A Foundational Self-Contradiction in Presuppositional Apologetics

People familiar with Christian apologetics know that Presuppositional Apologetics is often charged with relentless circularity. It is charged thus because it starts with the premise that the Bible is true because the Bible says it’s true. This circularity is not what I’m talking about in this article. Instead, I want to address the very source of this apologetic.

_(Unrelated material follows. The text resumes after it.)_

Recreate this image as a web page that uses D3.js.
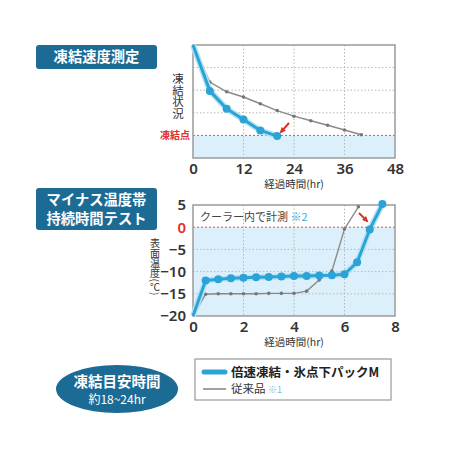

John Frame, a popular Presuppositional theologian, describes the history of Presup in his book Christian Apologetics. He writes:

Van Til studied under idealists at Princeton University in the 1920s and emerged advocating a kind of transcendental method that was distinctively Christian. Like Kant, Van Til was unhappy with empiricism and rationalism, and with traditional ways of combining reason and sense-experience such as that of Aquinas. Kant found these approaches to knowledge logically invalid. But for Van Til, they were also wrong in a distinctively theological way. Traditional methodologies applied to apologetics, said Van Til, assume that human sense-experience, human reason, or both can adequately function without God, that is, “autonomously” or “neutrally.” So at the very outset of an apologetic argument, they concede the whole game. They adopt a presupposition contrary to the conclusion they wish to argue.

Frame, Christian Apologetics, 68.

It should be noted, for this will come up later, that Van Til assumed a Calvinistic theology. His use of the terms “autonomously” and “neutrality” indicate such. This assumption goes back to the doctrine of total inability: that man is unable in any way to seek God without a prior regenerative work. But let’s continue with Frame:

The only alternative, Van Til argued, is to adopt a theistic epistemology when arguing for the existence of God. Kant answered the question “What are the conditions required for an intelligible universe?” with his phenomena-noumena distinction and his transcendental aesthetic and analytic. Van Til answered that same question, but answered differently: the condition of universal intelligibility is the biblical God.

Frame, Christian Apologetics, 69.

This argument, then, is the core of Presuppositional Apologetics: that we must presume God (described Calvinistically) in our our arguments. But notice what Van Til does: he uses Kant’s transcendental argument to argue from a Calvinist worldview. His bases his system on the argument generated by an unbeliever. Frame says as much:

Kant believed in a sort of God, but he was not an orthodox Christian; indeed, he advocated the autonomy of human thought—its independence from any allegedly authoritative revelation—in the strongest possible terms.

Frame, Christian Apologetics, 67.

Thus, when Van Til used this argument, he found common ground with Kantian Philosophy, Christianized it, and built his apologetics on it. He then takes this philosophical starting point and found Scripture to match his argument. This use of Kant, however, undermines his claim. He presupposed a secular (Kantian) argument to argue that Christians must presuppose Scripture in our arguments and not secular (Rational, Empirical) arguments. So he denies the very premise upon which his system is based: a classic self contradiction.

Further, the only way this argument works is not by assuming Christian theism, but by assuming Calvinism—a sub-branch of Christian theism. If, however, you assume a non-Calvinistic point of view, the evidential and classical approaches work well. For, God uses those methods to shine his light upon unbelievers. And people are able to respond to that light when God draws them with it. Thus, when you do not assume Calvinism, you don’t need Presuppositional Apologetics.

At the end of the day, I don’t find Presuppositional apologetics convincing. It’s based on a self-contradiction, it assumes the philosophy of Calvin, and it ends up in desperate circularity. I urge Presup guys to really rethink their presupposition before arguing for it more.